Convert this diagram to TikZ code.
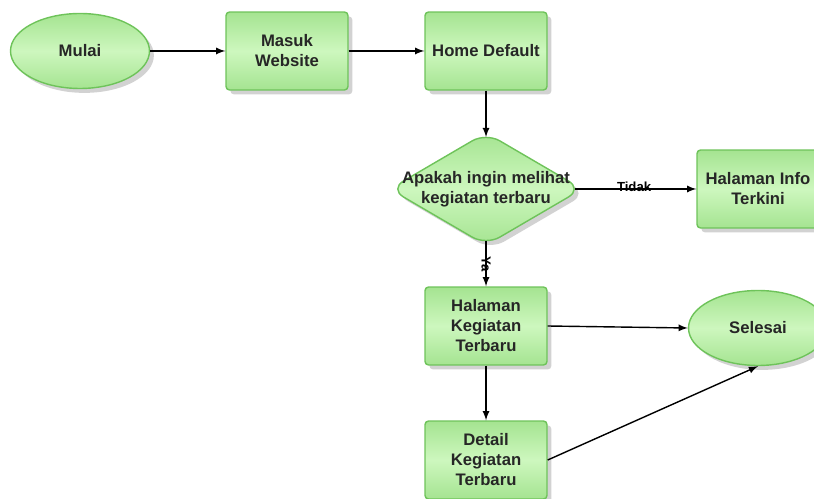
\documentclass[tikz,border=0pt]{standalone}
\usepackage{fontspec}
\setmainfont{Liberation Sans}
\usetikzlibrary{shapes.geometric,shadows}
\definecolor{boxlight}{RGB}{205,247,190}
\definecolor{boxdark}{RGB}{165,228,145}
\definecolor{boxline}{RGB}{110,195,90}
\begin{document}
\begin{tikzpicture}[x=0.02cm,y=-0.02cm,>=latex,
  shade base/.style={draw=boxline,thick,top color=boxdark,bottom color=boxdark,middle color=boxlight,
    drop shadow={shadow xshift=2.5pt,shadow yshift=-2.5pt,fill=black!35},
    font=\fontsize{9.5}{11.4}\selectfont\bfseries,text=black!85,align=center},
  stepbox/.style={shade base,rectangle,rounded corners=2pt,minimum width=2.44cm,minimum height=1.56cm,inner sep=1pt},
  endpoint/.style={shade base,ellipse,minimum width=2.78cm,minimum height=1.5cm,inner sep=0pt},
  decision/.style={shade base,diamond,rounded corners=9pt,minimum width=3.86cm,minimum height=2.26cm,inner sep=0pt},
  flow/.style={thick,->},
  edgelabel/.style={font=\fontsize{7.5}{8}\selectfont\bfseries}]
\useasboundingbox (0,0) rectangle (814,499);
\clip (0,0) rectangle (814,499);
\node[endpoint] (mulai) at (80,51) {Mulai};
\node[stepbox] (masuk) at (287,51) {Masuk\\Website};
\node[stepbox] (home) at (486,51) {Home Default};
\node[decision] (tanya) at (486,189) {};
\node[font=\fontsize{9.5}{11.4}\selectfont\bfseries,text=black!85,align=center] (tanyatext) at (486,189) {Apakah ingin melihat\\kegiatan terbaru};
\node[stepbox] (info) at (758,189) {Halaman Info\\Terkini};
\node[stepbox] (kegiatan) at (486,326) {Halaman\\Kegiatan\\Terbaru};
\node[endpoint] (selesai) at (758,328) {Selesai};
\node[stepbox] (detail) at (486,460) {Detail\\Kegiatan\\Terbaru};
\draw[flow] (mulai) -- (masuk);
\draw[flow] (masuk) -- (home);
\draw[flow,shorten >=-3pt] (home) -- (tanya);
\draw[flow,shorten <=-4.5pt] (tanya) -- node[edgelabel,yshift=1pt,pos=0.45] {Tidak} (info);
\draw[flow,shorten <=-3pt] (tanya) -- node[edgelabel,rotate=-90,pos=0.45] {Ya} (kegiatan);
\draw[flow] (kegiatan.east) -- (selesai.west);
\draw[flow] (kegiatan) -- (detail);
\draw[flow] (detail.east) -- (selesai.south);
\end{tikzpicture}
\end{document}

#### [Task statement]
Omit any images, then output the listing exactly.

#### [Written reply]
Convert this diagram to TikZ code.
\documentclass[tikz,border=0pt]{standalone}
\usepackage{fontspec}
\setmainfont{Liberation Sans}
\usetikzlibrary{shapes.geometric,shadows}
\definecolor{boxlight}{RGB}{205,247,190}
\definecolor{boxdark}{RGB}{165,228,145}
\definecolor{boxline}{RGB}{110,195,90}
\begin{document}
\begin{tikzpicture}[x=0.02cm,y=-0.02cm,>=latex,
  shade base/.style={draw=boxline,thick,top color=boxdark,bottom color=boxdark,middle color=boxlight,
    drop shadow={shadow xshift=2.5pt,shadow yshift=-2.5pt,fill=black!35},
    font=\fontsize{9.5}{11.4}\selectfont\bfseries,text=black!85,align=center},
  stepbox/.style={shade base,rectangle,rounded corners=2pt,minimum width=2.44cm,minimum height=1.56cm,inner sep=1pt},
  endpoint/.style={shade base,ellipse,minimum width=2.78cm,minimum height=1.5cm,inner sep=0pt},
  decision/.style={shade base,diamond,rounded corners=9pt,minimum width=3.86cm,minimum height=2.26cm,inner sep=0pt},
  flow/.style={thick,->},
  edgelabel/.style={font=\fontsize{7.5}{8}\selectfont\bfseries}]
\useasboundingbox (0,0) rectangle (814,499);
\clip (0,0) rectangle (814,499);
\node[endpoint] (mulai) at (80,51) {Mulai};
\node[stepbox] (masuk) at (287,51) {Masuk\\Website};
\node[stepbox] (home) at (486,51) {Home Default};
\node[decision] (tanya) at (486,189) {};
\node[font=\fontsize{9.5}{11.4}\selectfont\bfseries,text=black!85,align=center] (tanyatext) at (486,189) {Apakah ingin melihat\\kegiatan terbaru};
\node[stepbox] (info) at (758,189) {Halaman Info\\Terkini};
\node[stepbox] (kegiatan) at (486,326) {Halaman\\Kegiatan\\Terbaru};
\node[endpoint] (selesai) at (758,328) {Selesai};
\node[stepbox] (detail) at (486,460) {Detail\\Kegiatan\\Terbaru};
\draw[flow] (mulai) -- (masuk);
\draw[flow] (masuk) -- (home);
\draw[flow,shorten >=-3pt] (home) -- (tanya);
\draw[flow,shorten <=-4.5pt] (tanya) -- node[edgelabel,yshift=1pt,pos=0.45] {Tidak} (info);
\draw[flow,shorten <=-3pt] (tanya) -- node[edgelabel,rotate=-90,pos=0.45] {Ya} (kegiatan);
\draw[flow] (kegiatan.east) -- (selesai.west);
\draw[flow] (kegiatan) -- (detail);
\draw[flow] (detail.east) -- (selesai.south);
\end{tikzpicture}
\end{document}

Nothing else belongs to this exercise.